The Wilderness, or the Youthful Days of Washington
- Author: James McHenry
- Language: English
- Genre: Novel
- Publisher: E. Bliss & E. White
- Publication date: 1823
- Publication place: United States
- Media type: Print (Hardback)
- Pages: 229, 292 pp (in two volumes)
- OCLC: 2198231

= The Wilderness (McHenry novel) =

1823 historical novel by James McHenry

The Wilderness; or, Braddock's Times: A Tale of the West is an historical novel by the Irish-American writer James McHenry (1784-1845) first published by Bliss & White in New York in 1823. It was republished in London that same year with the title The Wilderness, or The Youthful Days of Washington. McHenry used the pseudonym ‘Solomon Secondsight’.

The novel is set in 1750s Pittsburgh, Pennsylvania.

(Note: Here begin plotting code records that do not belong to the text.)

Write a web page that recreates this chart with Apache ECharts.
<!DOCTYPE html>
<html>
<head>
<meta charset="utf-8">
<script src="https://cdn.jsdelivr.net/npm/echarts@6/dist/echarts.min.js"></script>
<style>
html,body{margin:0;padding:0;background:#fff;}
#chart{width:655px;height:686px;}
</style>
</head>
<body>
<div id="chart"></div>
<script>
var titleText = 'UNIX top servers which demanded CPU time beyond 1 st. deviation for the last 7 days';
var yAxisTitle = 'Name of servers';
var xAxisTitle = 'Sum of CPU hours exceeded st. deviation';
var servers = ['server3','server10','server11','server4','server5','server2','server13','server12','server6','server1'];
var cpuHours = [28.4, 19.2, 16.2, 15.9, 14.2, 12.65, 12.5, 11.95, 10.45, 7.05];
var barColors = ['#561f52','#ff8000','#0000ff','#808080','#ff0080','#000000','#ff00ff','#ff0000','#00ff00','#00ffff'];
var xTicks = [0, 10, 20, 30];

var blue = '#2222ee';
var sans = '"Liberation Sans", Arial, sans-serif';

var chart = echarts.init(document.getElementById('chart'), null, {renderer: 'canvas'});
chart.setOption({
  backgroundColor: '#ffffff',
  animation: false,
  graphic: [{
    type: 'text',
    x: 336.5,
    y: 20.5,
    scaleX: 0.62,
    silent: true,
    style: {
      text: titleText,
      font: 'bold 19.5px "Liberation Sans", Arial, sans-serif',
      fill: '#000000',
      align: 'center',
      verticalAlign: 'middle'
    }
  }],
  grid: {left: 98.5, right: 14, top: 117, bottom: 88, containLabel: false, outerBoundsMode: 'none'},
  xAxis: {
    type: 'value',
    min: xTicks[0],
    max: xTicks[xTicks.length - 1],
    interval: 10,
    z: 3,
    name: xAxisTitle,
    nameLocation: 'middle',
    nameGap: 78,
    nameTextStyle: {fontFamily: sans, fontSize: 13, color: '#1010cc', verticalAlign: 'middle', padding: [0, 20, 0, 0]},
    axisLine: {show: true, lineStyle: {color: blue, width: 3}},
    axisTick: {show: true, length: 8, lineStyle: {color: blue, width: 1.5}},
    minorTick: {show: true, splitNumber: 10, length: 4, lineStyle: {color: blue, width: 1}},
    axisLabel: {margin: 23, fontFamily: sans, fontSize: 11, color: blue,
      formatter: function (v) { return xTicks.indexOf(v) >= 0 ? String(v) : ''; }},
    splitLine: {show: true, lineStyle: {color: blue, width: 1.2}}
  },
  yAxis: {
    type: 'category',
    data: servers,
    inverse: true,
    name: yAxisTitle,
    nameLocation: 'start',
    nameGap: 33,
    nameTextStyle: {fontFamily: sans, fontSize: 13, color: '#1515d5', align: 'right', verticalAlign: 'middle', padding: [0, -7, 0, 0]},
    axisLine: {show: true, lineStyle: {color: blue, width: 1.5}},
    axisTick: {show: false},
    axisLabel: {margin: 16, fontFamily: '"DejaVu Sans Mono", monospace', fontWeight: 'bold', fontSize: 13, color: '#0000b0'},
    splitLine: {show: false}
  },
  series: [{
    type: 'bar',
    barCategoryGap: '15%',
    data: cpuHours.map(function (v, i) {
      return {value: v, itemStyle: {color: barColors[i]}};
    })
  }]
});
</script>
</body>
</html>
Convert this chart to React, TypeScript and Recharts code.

The novel tells the story of an Irish family from Ulster on the frontier of the American West at colonial Pittsburgh. In a subplot, George Washington, who is passing through on his historic mission, falls in love with a pioneer maiden named Maria, who refuses him, and therefore he dedicates himself thereafter to the service of his country.

The Wilderness is the first American novel set entirely in Pittsburgh and Western Pennsylvania.